I love a good chicken curry and find myself looking for different ways to cook chicken. Whether I take inspiration from different chicken curries from regions of India, or dishes I have tried in restaurants, I am always on the lookout for a new chicken curry. For this particular one I wanted a rich creamy curry with all the intense flavours and the most delicate chicken and it ticks all those boxes.
You can enjoy this with chapati or paratha, naan or some rice, the choice is yours. This also keeps well so in case you have any left put it in the fridge and enjoy it in the next 4-5 days.
Serves 6 – 8

For the marinade
- 300 gms natural yogurt
- 1 tsp salt
- 1 tsp chilli powder
- 1 tsp turmeric
- 2 tsp ground cumin
- 6-8 garlic cloves, finely chopped
- 1 inch ginger, finely chopped
- 1 tbsp oil (sunflower, rapeseed or mustard oil)

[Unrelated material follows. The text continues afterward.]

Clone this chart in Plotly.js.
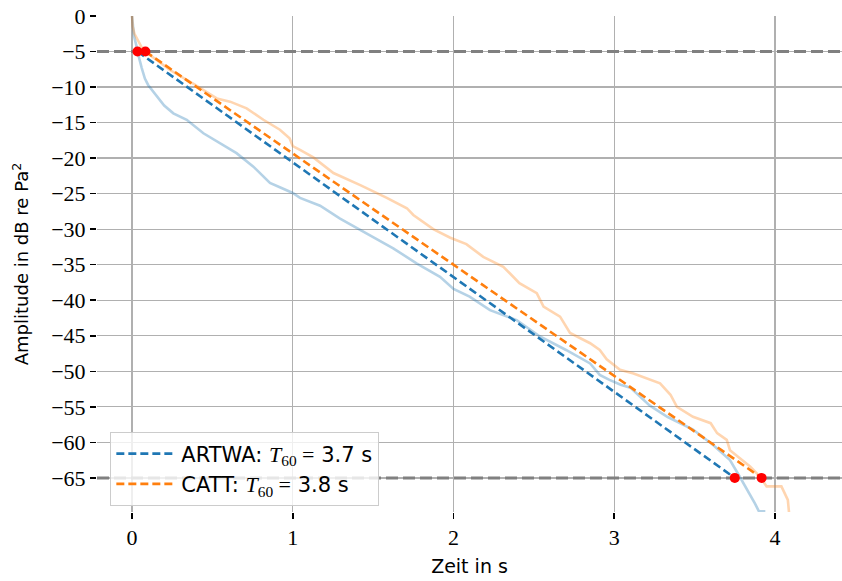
<!DOCTYPE html>
<html>
<head>
<meta charset="utf-8">
<script src="https://cdn.plot.ly/plotly-3.0.1.min.js"></script>
<style>html,body{margin:0;padding:0;background:#fff;}</style>
</head>
<body>
<div id="chart" style="width:842px;height:581px;"></div>
<script>
// ARTWA energy decay curve (light blue)
const artwaT = [0, 0.004, 0.012, 0.025, 0.034, 0.045, 0.06, 0.08, 0.1, 0.13, 0.16, 0.2, 0.257, 0.34, 0.444, 0.547, 0.65, 0.755, 0.858, 0.93, 1.0, 1.045, 1.17, 1.294, 1.46, 1.625, 1.77, 1.916, 2.0, 2.10, 2.227, 2.393, 2.538, 2.70, 2.85, 2.91, 2.97, 3.04, 3.10, 3.16, 3.22, 3.33, 3.49, 3.617, 3.72, 3.78, 3.83, 3.875, 3.9, 3.94];
const artwaL = [0, -1.5, -2.8, -4.0, -5.0, -6.0, -7.3, -8.8, -9.7, -10.6, -11.4, -12.6, -13.7, -14.6, -16.5, -17.9, -19.3, -21.2, -23.5, -24.2, -24.9, -25.6, -26.7, -28.5, -30.6, -32.7, -34.8, -36.7, -38.4, -39.5, -41.4, -42.8, -45.1, -47.0, -48.9, -50.5, -51.2, -51.9, -52.3, -53.6, -54.8, -56.4, -58.2, -60.4, -62.5, -64.8, -66.7, -68.6, -69.7, -69.7];
// CATT energy decay curve (light orange)
const cattT = [0, 0.004, 0.015, 0.035, 0.06, 0.083, 0.12, 0.236, 0.38, 0.527, 0.61, 0.713, 0.817, 0.92, 0.98, 1.0, 1.045, 1.128, 1.253, 1.42, 1.585, 1.71, 1.75, 1.874, 1.98, 2.08, 2.185, 2.31, 2.35, 2.41, 2.518, 2.56, 2.663, 2.725, 2.85, 2.91, 2.953, 3.036, 3.12, 3.22, 3.285, 3.35, 3.39, 3.49, 3.6, 3.64, 3.70, 3.72, 3.78, 3.845, 3.906, 3.948, 4.04, 4.08, 4.09];
const cattL = [0, -1.5, -2.5, -3.4, -4.4, -5.0, -5.6, -7.6, -9.5, -11.6, -12.05, -13.0, -14.6, -16.0, -17.2, -18.3, -18.85, -19.9, -22.1, -23.8, -25.6, -27.05, -28.0, -30.0, -31.2, -32.1, -33.9, -35.3, -36.2, -37.6, -39.0, -40.9, -42.3, -44.6, -46.05, -47.0, -48.3, -49.8, -50.3, -51.2, -51.7, -53.3, -55.0, -56.4, -57.3, -58.7, -59.65, -61.1, -62.2, -63.4, -64.8, -66.2, -66.2, -68.1, -70.5];
// Regression lines between -5 dB and -65 dB
const artwaFitT = [0.034, 3.75];
const cattFitT = [0.083, 3.917];
const fitL = [-5, -65];
const limits = [-5, -65];
const xRange = [-0.218, 4.417];
const yRange = [-69.8, 0];
const xTicks = [0, 1, 2, 3, 4];
const yTicks = [0, -5, -10, -15, -20, -25, -30, -35, -40, -45, -50, -55, -60, -65];
const artwaName = 'ARTWA: <span style="font-family:Liberation Serif;font-size:22px"><i>T</i><sub>60</sub> =</span> 3.7 s';
const cattName = 'CATT: <span style="font-family:Liberation Serif;font-size:22px"><i>T</i><sub>60</sub> =</span> 3.8 s';

const blue = '#1f77b4', orange = '#ff7f0e';
const limitTraces = limits.map(v => ({x: xRange, y: [v, v], mode: 'lines', line: {color: '#808080', width: 3, dash: '12px,5px'}, showlegend: false, hoverinfo: 'skip', cliponaxis: true}));
const traces = limitTraces.concat([
  {x: artwaT, y: artwaL, mode: 'lines', line: {color: 'rgba(31,119,180,0.33)', width: 2.6}, showlegend: false, hoverinfo: 'skip'},
  {x: cattT, y: cattL, mode: 'lines', line: {color: 'rgba(255,127,14,0.33)', width: 2.6}, showlegend: false, hoverinfo: 'skip'},
  {x: artwaFitT, y: fitL, mode: 'lines', name: artwaName, line: {color: blue, width: 2.6, dash: '8px,4px'}},
  {x: cattFitT, y: fitL, mode: 'lines', name: cattName, line: {color: orange, width: 2.6, dash: '8px,4px'}},
  {x: [artwaFitT[0], artwaFitT[1], cattFitT[0], cattFitT[1]], y: [fitL[0], fitL[1], fitL[0], fitL[1]], mode: 'markers', marker: {color: 'red', size: 10}, showlegend: false}
]);

const layout = {
  width: 842, height: 581,
  margin: {l: 97, r: 0, t: 16, b: 69},
  paper_bgcolor: '#fff', plot_bgcolor: '#fff',
  showlegend: true,
  xaxis: {
    range: xRange, tickvals: xTicks, ticktext: xTicks.map(String),
    showgrid: true, gridcolor: '#b0b0b0', gridwidth: 1.3, zeroline: false, showline: false,
    ticks: 'outside', ticklen: 6, tickwidth: 1.5, tickcolor: '#000',
    tickfont: {family: 'Liberation Serif', size: 22, color: '#000'},
    title: {text: 'Zeit in s', font: {family: 'DejaVu Sans', size: 19, color: '#000'}, standoff: 10}
  },
  yaxis: {
    range: yRange, tickvals: yTicks,
    showgrid: true, gridcolor: '#b0b0b0', gridwidth: 1.3, zeroline: false, showline: false,
    ticks: 'outside', ticklen: 6, tickwidth: 1.5, tickcolor: '#000',
    tickfont: {family: 'Liberation Serif', size: 22, color: '#000'},
    title: {text: 'Amplitude in dB re Pa<sup>2</sup>', font: {family: 'DejaVu Sans', size: 18, color: '#000'}, standoff: 17}
  },
  legend: {
    x: 0.0175, y: 0.161, xanchor: 'left', yanchor: 'top',
    bgcolor: 'rgba(255,255,255,0.8)', bordercolor: '#cccccc', borderwidth: 1.3,
    itemwidth: 60,
    font: {family: 'DejaVu Sans', size: 21, color: '#000'}
  }
};
Plotly.newPlot('chart', traces, layout, {displayModeBar: false, staticPlot: true});
</script>
</body>
</html>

- 8 chicken thighs, skinless and on the bone
- 6 drumsticks, skinless and on the bone
For the curry
- 60 gms almonds
- 3 tbsp whole milk
- 5 onions
- 2 cinnamon sticks
- 8 green cardamom pods
- 2 bay leaves
- 2 star anise
- 3 black cardamom pods
- 2 tsp cumin seeds
- 1/2 tsp salt
- 1 tsp chilli powder
- 2 tbsp kasturi methi (dried fenugreek leaves)

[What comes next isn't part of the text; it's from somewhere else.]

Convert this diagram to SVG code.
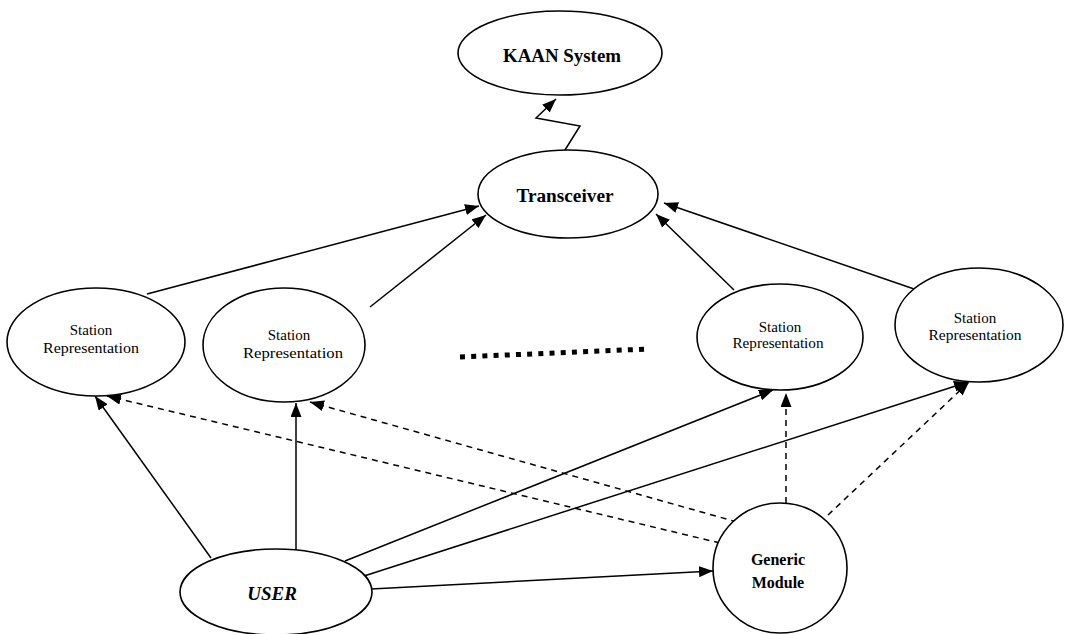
<svg xmlns="http://www.w3.org/2000/svg" width="1070" height="634" viewBox="0 0 1070 634">
  <style>
    .node { fill: #fff; stroke: #000; stroke-width: 1.6; }
    .lbl { font-family: "Liberation Serif", "Times New Roman", serif; fill: #000; text-anchor: middle; }
    .b { font-weight: bold; }
    .st { font-size: 15px; }
    .edge { fill: none; stroke: #000; stroke-width: 1.5; }
    .dash { stroke-dasharray: 6 5; }
  </style>
  <defs>
    <marker id="arrow" markerUnits="userSpaceOnUse" markerWidth="15" markerHeight="11" refX="14" refY="5.5" orient="auto">
      <path d="M0,0 L14,5.5 L0,11 z" fill="#000"/>
    </marker>
  </defs>
  <rect width="1070" height="634" fill="#fff"/>

  <g id="connectors">
    <!-- radio link -->
    <path class="edge" d="M565,150 L580,126 L536,118 L556,99" marker-end="url(#arrow)"/>
    <!-- stations to transceiver -->
    <line class="edge" x1="147" y1="294" x2="479" y2="206" marker-end="url(#arrow)"/>
    <line class="edge" x1="370" y1="307" x2="486" y2="215" marker-end="url(#arrow)"/>
    <line class="edge" x1="734" y1="290" x2="656" y2="214" marker-end="url(#arrow)"/>
    <line class="edge" x1="917" y1="290" x2="664" y2="203" marker-end="url(#arrow)"/>
    <!-- user links -->
    <line class="edge" x1="211" y1="558" x2="95" y2="396" marker-end="url(#arrow)"/>
    <line class="edge" x1="296" y1="552" x2="296" y2="403" marker-end="url(#arrow)"/>
    <line class="edge" x1="345" y1="561" x2="773" y2="390" marker-end="url(#arrow)"/>
    <line class="edge" x1="364" y1="576" x2="968" y2="382" marker-end="url(#arrow)"/>
    <line class="edge" x1="371" y1="589" x2="713" y2="571" marker-end="url(#arrow)"/>
    <!-- generic module links -->
    <line class="edge dash" x1="720" y1="543" x2="107" y2="396" marker-end="url(#arrow)"/>
    <line class="edge dash" x1="737" y1="522" x2="310" y2="402" marker-end="url(#arrow)"/>
    <line class="edge dash" x1="786" y1="503" x2="786" y2="393" marker-end="url(#arrow)"/>
    <line class="edge dash" x1="828" y1="515" x2="969" y2="382" marker-end="url(#arrow)"/>
    <!-- ellipsis between stations -->
    <line x1="460" y1="357" x2="648" y2="349" stroke="#000" stroke-width="5" stroke-dasharray="5 6.2"/>
  </g>

  <g id="kaan">
    <ellipse class="node" cx="560" cy="53" rx="102" ry="42"/>
    <text class="lbl b" x="562" y="62" font-size="18" textLength="118" lengthAdjust="spacingAndGlyphs">KAAN System</text>
  </g>

  <g id="transceiver">
    <ellipse class="node" cx="568" cy="194" rx="90" ry="44"/>
    <text class="lbl b" x="565" y="202" font-size="18" textLength="97" lengthAdjust="spacingAndGlyphs">Transceiver</text>
  </g>

  <g id="station1">
    <ellipse class="node" cx="96" cy="342" rx="89" ry="54"/>
    <text class="lbl st" x="91" y="335">Station</text>
    <text class="lbl st" x="91" y="353" textLength="96" lengthAdjust="spacingAndGlyphs">Representation</text>
  </g>

  <g id="station2">
    <ellipse class="node" cx="284" cy="345" rx="81" ry="57"/>
    <text class="lbl st" x="289" y="340">Station</text>
    <text class="lbl st" x="293" y="358" textLength="100" lengthAdjust="spacingAndGlyphs">Representation</text>
  </g>

  <g id="station3">
    <ellipse class="node" cx="780" cy="337" rx="83" ry="53"/>
    <text class="lbl st" x="780" y="332">Station</text>
    <text class="lbl st" x="778" y="348" textLength="91" lengthAdjust="spacingAndGlyphs">Representation</text>
  </g>

  <g id="station4">
    <ellipse class="node" cx="979" cy="325" rx="84" ry="57"/>
    <text class="lbl st" x="975" y="323">Station</text>
    <text class="lbl st" x="975" y="340" textLength="93" lengthAdjust="spacingAndGlyphs">Representation</text>
  </g>

  <g id="user">
    <ellipse class="node" cx="276" cy="592" rx="96" ry="43"/>
    <text class="lbl b" x="272" y="600" font-size="19" font-style="italic">USER</text>
  </g>

  <g id="generic">
    <ellipse class="node" cx="780" cy="568" rx="67" ry="65"/>
    <text class="lbl b" x="778" y="565" font-size="16">Generic</text>
    <text class="lbl b" x="778" y="588" font-size="16">Module</text>
  </g>
</svg>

Start by marinating the chicken. In a large bowl mix all the spices with the yogurt then add the chicken pieces and make sure to combine it well. Cover and let it rest for an hour or overnight in the fridge.

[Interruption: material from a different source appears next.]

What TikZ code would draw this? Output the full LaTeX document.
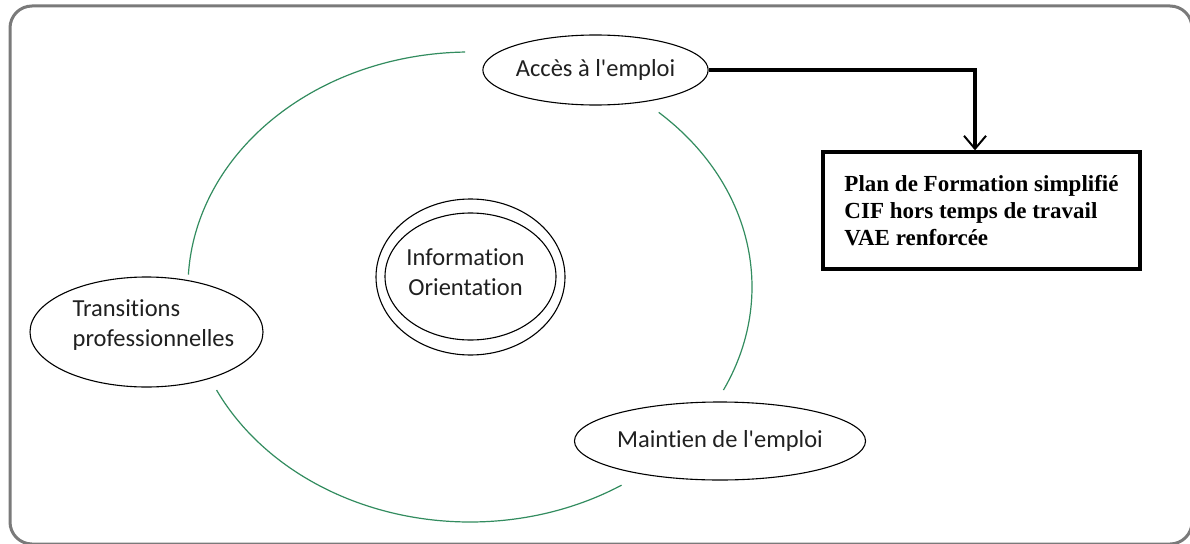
\documentclass[tikz,border=0pt]{standalone}
\usepackage{fontspec}
\setmainfont{Carlito}[Ligatures={TeXOff,NoCommon}]
\newfontfamily\serifb{Liberation Serif}
\usetikzlibrary{shapes.geometric,arrows.meta}
\definecolor{arcgreen}{RGB}{50,140,95}
\definecolor{bordergray}{RGB}{122,122,122}
\definecolor{txtcol}{RGB}{32,32,32}
\begin{document}
\begin{tikzpicture}[x=1pt,y=-1pt,
  oval/.style={ellipse, draw=black, line width=1.1pt, inner sep=0pt, text=txtcol,
    font=\fontsize{24.5}{30}\selectfont},
  lbl/.style={inner sep=0pt, text=txtcol, font=\fontsize{24.5}{30}\selectfont},
  arcline/.style={draw=arcgreen, line width=1.2pt},
  planbox/.style={draw=black, line width=3.3pt, rectangle, minimum width=317pt,
    minimum height=117pt, inner sep=0pt, align=left, text=black,
    font=\serifb\bfseries\fontsize{23}{27}\selectfont},
  link/.style={line width=4pt, -{Straight Barb[length=13pt,width=22pt,line width=2pt]}}
]
\useasboundingbox (0,0) rectangle (1190,543);
\fill[white] (0,0) rectangle (1190,543);
% outer frame
\draw[draw=bordergray, line width=3pt, rounded corners=22pt] (10,6) rectangle (1192,544);

% green cycle arcs
\draw[arcline] plot[domain=91:177,samples=90,smooth] ({470+282*cos(\x)},{287-235*sin(\x)});
\draw[arcline] plot[domain=206:302.5,samples=90,smooth] ({470+282*cos(\x)},{287-235*sin(\x)});
\draw[arcline] plot[domain=-26:48,samples=90,smooth] ({470+282*cos(\x)},{287-235*sin(\x)});

% nodes
\node[oval, minimum width=215pt, minimum height=70pt] (acces) at (595.5,70) {Accès à l'emploi};
\node[oval, minimum width=233pt, minimum height=110pt] (trans) at (146.5,332) {};
\node[lbl, align=left] (translbl) at (153.5,325) {Transitions\\professionnelles};
\node[oval, minimum width=189pt, minimum height=156pt] (infoout) at (470.5,277) {};
\node[oval, minimum width=171pt, minimum height=127pt] (info) at (470.5,276.5) {};
\node[lbl, align=center] (infolbl) at (465.5,272.5) {Information\\Orientation};
\node[oval, minimum width=274pt, minimum height=78pt] (maintien) at (720,441) {Maintien de l'emploi};

\node[planbox] (plan) at (981.5,210.5) {Plan de Formation simplifié\\CIF hors temps de travail\\VAE renforcée};

% connector
\draw[link] (acces.east) -| ([xshift=-6.5pt]plan.north);
\end{tikzpicture}
\end{document}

Put the almonds in a small bowl and cover it with water. Let the almonds soak for an hour or overnight. Now ground it to a smooth paste with some milk.
Heat oil in a pan for shallow frying. Add the onions and cook on medium heat for 10-12 minutes until golden. Drain the onions and collect the extra oil and keep the onions aside.
In the same pan add 2 tbsp of oil back and add the whole spices on low heat and let them sizzle for a few seconds to release the aroma. To this add the marinated chicken and cook this on high heat for 10 minutes to get some colour on the chicken.
Now add the salt and chilli along with the almond paste and 200ml water. Add half the fried onions and make sure to combine everything well. Cover and cook this on medium heat for 35 minutes or until chicken is cooked.
Lastly add the fenugreek leaves and the rest of the onions and serve.